Why marriage today takes more love, work - from both partners
For hundreds of years, marital advice books have been written for women rather than men, because women were responsible for making a marriage work. And over all that time, their advice to women could be summed up in a single word: submit.
Church officials in the 12th century declared that only God could own a woman's soul, but her husband had a leasehold over her body and she could not deny him its use. The tale of "Patient Griselda" was a staple of the marital advice industry in the 14th century. Its moral, one author explained, was that if a husband makes outrageous demands, do not refuse one's "ruler," for "greater good cometh by obeying." In the 16th century, ministers rebuked wives who used endearing nicknames for their husbands, because such familiarity undermined a man's authority.

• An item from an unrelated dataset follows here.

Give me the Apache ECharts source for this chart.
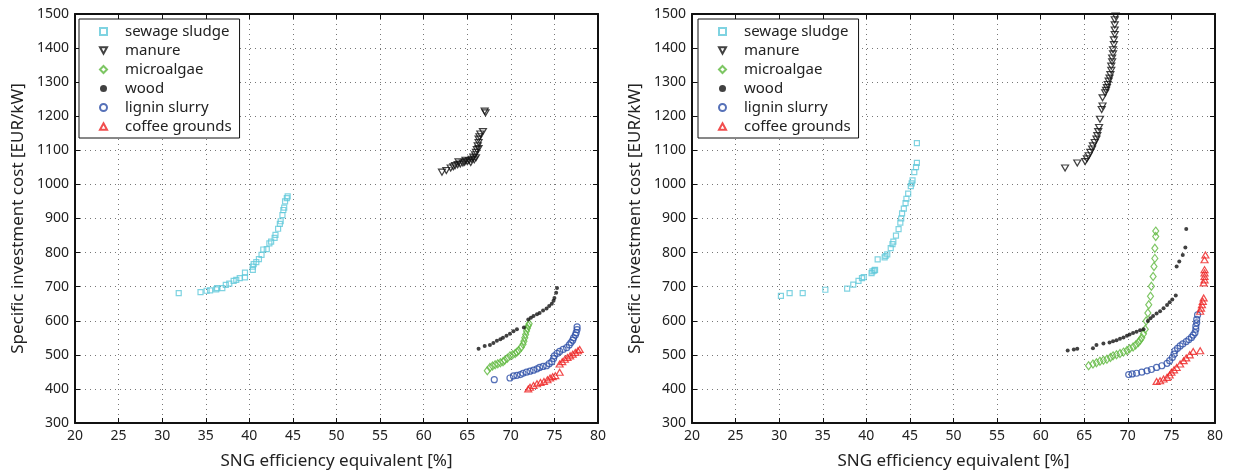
<!DOCTYPE html>
<html>
<head>
<meta charset="utf-8">
<script src="https://cdn.jsdelivr.net/npm/echarts@6/dist/echarts.min.js"></script>
<style>
  html, body { margin: 0; padding: 0; background: #fff; }
  #chart { width: 1238px; height: 475px; }
</style>
</head>
<body>
<div id="chart"></div>
<script>
// series names, shared by both panels
const seriesNames = ["sewage sludge", "manure", "microalgae", "wood", "lignin slurry", "coffee grounds"];
const xTicks = { min: 20, max: 80, step: 5 };
const yTicks = { min: 300, max: 1500, step: 100 };

// left panel, [efficiency %, cost EUR/kW]
const leftSewage = [[31.9,681],[34.4,684],[35.1,688],[35.5,689],[36.2,692],[36.3,696],[36.9,696],[37.3,705],[37.7,709],
  [38.2,717],[38.5,720],[38.9,725],[39.5,727],[39.5,741],[40.4,749],[40.4,759],[40.5,766],[40.8,772],[41.1,781],
  [41.4,793],[41.6,809],[42.0,810],[42.3,827],[42.5,832],[42.9,843],[43.0,852],[43.3,870],[43.5,884],[43.6,892],
  [43.8,910],[43.9,925],[44.0,932],[44.1,950],[44.3,960],[44.4,965]];
const leftManure = [[62.1,1036],[62.6,1041],[63.1,1048],[63.4,1052],[63.6,1055],[63.9,1058],[64.2,1060],[64.5,1063],
  [64.7,1065],[65.0,1067],[65.2,1070],[65.5,1074],[65.7,1080],[65.9,1087],[66.0,1094],[66.1,1102],[66.2,1113],
  [66.3,1123],[66.3,1133],[66.4,1140],[66.5,1148],[66.8,1155],[67.0,1215],[67.1,1210],[64.0,1066],[64.8,1071],
  [65.4,1064],[65.8,1072],[66.0,1078],[66.3,1105]];
const leftAlgae = [[67.3,453],[67.6,463],[67.9,467],[68.2,471],[68.5,474],[68.8,477],[69.1,480],[69.3,484],[69.6,490],
  [69.9,497],[70.2,500],[70.5,504],[70.7,508],[70.9,513],[71.2,522],[71.4,531],[71.5,540],[71.6,550],[71.7,560],
  [71.8,570],[71.9,578],[72.0,585],[72.1,591]];
const leftWood = [[66.3,518],[67.0,526],[67.6,529],[68.0,535],[68.4,541],[68.8,546],[69.1,550],[69.5,556],[69.9,562],
  [70.3,569],[70.7,575],[71.5,580],[72.0,604],[72.3,609],[72.6,614],[73.0,619],[73.3,623],[73.7,630],[74.1,636],
  [74.4,643],[74.7,650],[74.9,659],[75.0,667],[75.2,682],[75.3,696]];
const leftLignin = [[68.1,427],[69.9,432],[70.3,438],[70.7,440],[71.1,442],[71.4,446],[71.8,449],[72.2,452],[72.6,455],
  [73.0,459],[73.3,463],[73.7,466],[74.1,468],[74.4,474],[74.7,480],[74.9,489],[75.0,497],[75.3,504],[75.6,510],
  [76.0,516],[76.4,521],[76.7,529],[76.9,536],[77.1,543],[77.2,550],[77.4,558],[77.5,565],[77.6,574],[77.6,582]];
const leftCoffee = [[72.0,400],[72.2,405],[72.6,410],[73.0,415],[73.4,419],[73.8,422],[74.2,427],[74.5,432],[74.8,436],
  [75.1,439],[75.6,449],[75.6,473],[75.9,480],[76.2,487],[76.5,492],[76.8,497],[77.1,502],[77.4,507],[77.7,512],[77.9,516]];

// right panel
const rightSewage = [[30.2,673],[31.2,681],[32.7,681],[35.3,691],[37.8,694],[38.5,706],[39.1,717],[39.5,725],[39.7,728],
  [40.6,740],[41.0,749],[41.3,780],[42.1,786],[42.4,795],[42.8,813],[43.1,832],[43.4,850],[43.7,869],[43.9,888],
  [44.1,915],[44.3,929],[44.6,958],[44.8,973],[45.1,995],[45.3,1012],[45.5,1036],[45.7,1051],[45.8,1063],[45.8,1121],
  [40.7,745],[40.9,747],[42.2,790],[43.0,825],[44.0,900],[44.5,945],[45.2,1003]];
const rightManure = [[62.8,1048],[64.2,1063],[65.1,1067],[65.5,1084],[65.9,1104],[66.2,1123],[66.5,1143],[66.7,1167],
  [66.8,1191],[67.0,1220],[67.1,1230],[67.1,1254],[67.4,1269],[67.6,1284],[67.8,1303],[68.0,1322],[68.1,1347],
  [68.2,1371],[68.3,1395],[68.4,1424],[68.5,1453],[68.5,1483],[68.6,1494],[65.3,1075],[65.7,1094],[66.0,1113],
  [66.4,1133],[66.6,1155],[67.5,1276],[67.7,1293],[67.9,1312],[68.1,1335],[68.2,1360],[68.3,1383],[68.4,1410],
  [68.5,1440],[68.5,1468]];
const rightAlgae = [[65.5,468],[66.0,473],[66.4,477],[66.8,481],[67.2,484],[67.6,487],[68.0,492],[68.3,497],[68.7,500],
  [69.1,504],[69.5,508],[69.9,513],[70.2,518],[70.6,523],[70.9,529],[71.2,536],[71.4,543],[71.6,550],[71.8,562],
  [72.0,575],[72.1,599],[72.3,623],[72.4,647],[72.6,672],[72.7,701],[72.9,730],[73.0,759],[73.1,783],[73.1,813],
  [73.2,847],[73.2,863]];
const rightWood = [[63.1,513],[63.8,516],[64.2,518],[66.0,519],[66.4,529],[67.2,533],[67.9,536],[68.3,540],[68.7,543],
  [69.1,547],[69.5,551],[69.9,556],[70.2,560],[70.6,564],[71.0,568],[71.4,572],[71.8,575],[72.3,599],[72.6,607],
  [72.9,614],[73.3,621],[73.7,628],[74.1,637],[74.5,646],[74.8,654],[75.1,662],[75.5,674],[75.6,759],[75.9,774],
  [76.3,793],[76.6,815],[76.7,869]];
const rightLignin = [[70.1,442],[70.5,444],[71.0,446],[71.6,449],[72.2,453],[72.7,457],[73.3,463],[73.9,468],[74.5,475],
  [74.8,483],[75.1,492],[75.3,502],[75.4,512],[75.7,519],[76.0,526],[76.3,532],[76.7,539],[77.0,545],[77.3,551],
  [77.5,558],[77.7,565],[77.8,575],[77.8,584],[77.9,594],[77.9,604],[78.0,617]];
const rightCoffee = [[73.3,422],[73.7,424],[74.1,429],[74.5,434],[74.8,441],[75.0,449],[75.3,456],[75.6,463],[76.0,473],
  [76.4,483],[76.7,491],[77.1,500],[77.5,510],[78.3,512],[78.3,628],[78.4,637],[78.5,647],[78.6,657],[78.7,667],
  [78.7,711],[78.8,720],[78.8,730],[78.8,740],[78.8,750],[78.8,779],[78.9,793]];

const leftData = [leftSewage, leftManure, leftAlgae, leftWood, leftLignin, leftCoffee];
const rightData = [rightSewage, rightManure, rightAlgae, rightWood, rightLignin, rightCoffee];

// marker looks, matlab-ish
const downTri = "path://M0,0L10,0L5,9Z";
const upTri = "path://M5,0L10,9L0,9Z";
const looks = [
  { symbol: "rect", size: 5, color: "#5fc8da", hollow: true },
  { symbol: downTri, size: [7, 6], color: "#111", hollow: true },
  { symbol: "diamond", size: [6, 8], color: "#5cb83c", hollow: true },
  { symbol: "circle", size: 4, color: "#111", hollow: false },
  { symbol: "circle", size: 6, color: "#2c4ea6", hollow: true },
  { symbol: upTri, size: [7, 6], color: "#ee2020", hollow: true }
];

const font = "Noto Sans";
const grids = [
  { left: 75, top: 14, width: 523, height: 412 },
  { left: 692, top: 14, width: 523, height: 412 }
];

function xAxisFor(i, pos) {
  const main = pos === "bottom";
  return {
    type: "value", gridIndex: i, position: pos,
    min: xTicks.min, max: xTicks.max, interval: xTicks.step,
    name: main ? "SNG efficiency equivalent [%]" : "",
    nameLocation: "middle", nameGap: 30,
    nameTextStyle: { fontFamily: font, fontSize: 17, color: "#222" },
    axisLine: { show: true, onZero: false, lineStyle: { color: "#111", width: 2 } },
    axisTick: { show: true, inside: true, length: 5, lineStyle: { color: "#111" } },
    axisLabel: { show: main, fontFamily: font, fontSize: 14, color: "#222", margin: 6 },
    splitLine: { show: main, lineStyle: { color: "#777", type: [1, 4], width: 1 } }
  };
}
function yAxisFor(i, pos) {
  const main = pos === "left";
  return {
    type: "value", gridIndex: i, position: pos,
    min: yTicks.min, max: yTicks.max, interval: yTicks.step,
    name: main ? "Specific investment cost [EUR/kW]" : "",
    nameLocation: "middle", nameGap: 48, nameRotate: 90,
    nameTextStyle: { fontFamily: font, fontSize: 17, color: "#222" },
    axisLine: { show: true, onZero: false, lineStyle: { color: "#111", width: 2 } },
    axisTick: { show: true, inside: true, length: 5, lineStyle: { color: "#111" } },
    axisLabel: { show: main, fontFamily: font, fontSize: 14, color: "#222", margin: 6,
      formatter: (v) => String(v) },
    splitLine: { show: main, lineStyle: { color: "#777", type: [1, 4], width: 1 } }
  };
}

const xAxes = [xAxisFor(0, "bottom"), xAxisFor(1, "bottom"), xAxisFor(0, "top"), xAxisFor(1, "top")];
const yAxes = [yAxisFor(0, "left"), yAxisFor(1, "left"), yAxisFor(0, "right"), yAxisFor(1, "right")];

const series = [];
[leftData, rightData].forEach((panel, p) => {
  panel.forEach((pts, k) => {
    const lk = looks[k];
    series.push({
      name: seriesNames[k],
      type: "scatter",
      xAxisIndex: p, yAxisIndex: p,
      data: pts,
      symbol: lk.symbol,
      symbolSize: lk.size,
      itemStyle: lk.hollow
        ? { color: "rgba(255,255,255,0)", borderColor: lk.color, borderWidth: 1.2 }
        : { color: lk.color },
      emphasis: { disabled: true },
      silent: true
    });
  });
});

const legendFor = (left) => ({
  data: seriesNames,
  orient: "vertical",
  left: left, top: 19,
  padding: [5, 8, 4, 20],
  itemGap: 4,
  itemWidth: 7, itemHeight: 7,
  backgroundColor: "#fff",
  borderColor: "#111", borderWidth: 1,
  borderRadius: 0,
  textStyle: { fontFamily: font, fontSize: 15, color: "#222", padding: [0, 0, 0, 13] },
  selectedMode: false
});

const chart = echarts.init(document.getElementById("chart"));
chart.setOption({
  backgroundColor: "#fff",
  animation: false,
  grid: grids,
  xAxis: xAxes,
  yAxis: yAxes,
  legend: [legendFor(79), legendFor(698)],
  series: series
});
</script>
</body>
</html>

A woman should be trained from girlhood for "docility," because "she will never be free to set her own opinion" above her husband's, wrote 18th-century philosopher Jean-Jacques Rousseau. Indeed, a wife should "place herself, instead of running the risk of being placed, in a secondary position," recommended one of the most widely read advice experts in 19th-century Britain and America, Sarah Ellis.
Beginning in the 1920s, professional psychologists replaced physicians and ministers as advice givers, but otherwise little changed. The premier marital therapy association of the 1950s, the Institute of Family Relations, handled the popular Ladies' Home Journal feature, "Can This Marriage Be Saved?" The answer was almost always yes, but only if, after counseling, the wife allowed her husband "to feel, as she now feels, that he is the head of the family."
The "rules" for a successful marriage in the 1950s were clear-cut - and still directed at women. Marry early. Say no to sex before marriage, but afterwards, never say no to anything again. Act dependent and a little dumb. One prominent 1950s marriage therapist told wives to express an interest in their husband's work, but never act as though they were truly knowledgeable about it. If your marriage is in trouble, "pretend ineptitude" at tasks like balancing the checkbook and invent little tasks to make your husband feel needed, such as fraying a lamp cord to produce a short, so he can step in and rescue you.
Today we may find such advice appalling, but back then it actually worked. Until the end of the 1950s, girls with the most conventional views about women's roles and the least economic independence were the ones who got and stayed married. A woman who postponed marriage to pursue a college degree might never marry at all, and if she did she had a much higher risk of divorce.
But this rule, and most others like it, no longer applies. For females born since 1960, college graduates and women with higher earnings are more likely to marry than women with less education and lower wages. Men are much more likely than in the past to want a partner who is equally educated. And studies show that marriages in which wives are not afraid to ask their husbands to change and where men respond favorably to such requests have the greatest chance of turning into long, happy relationships.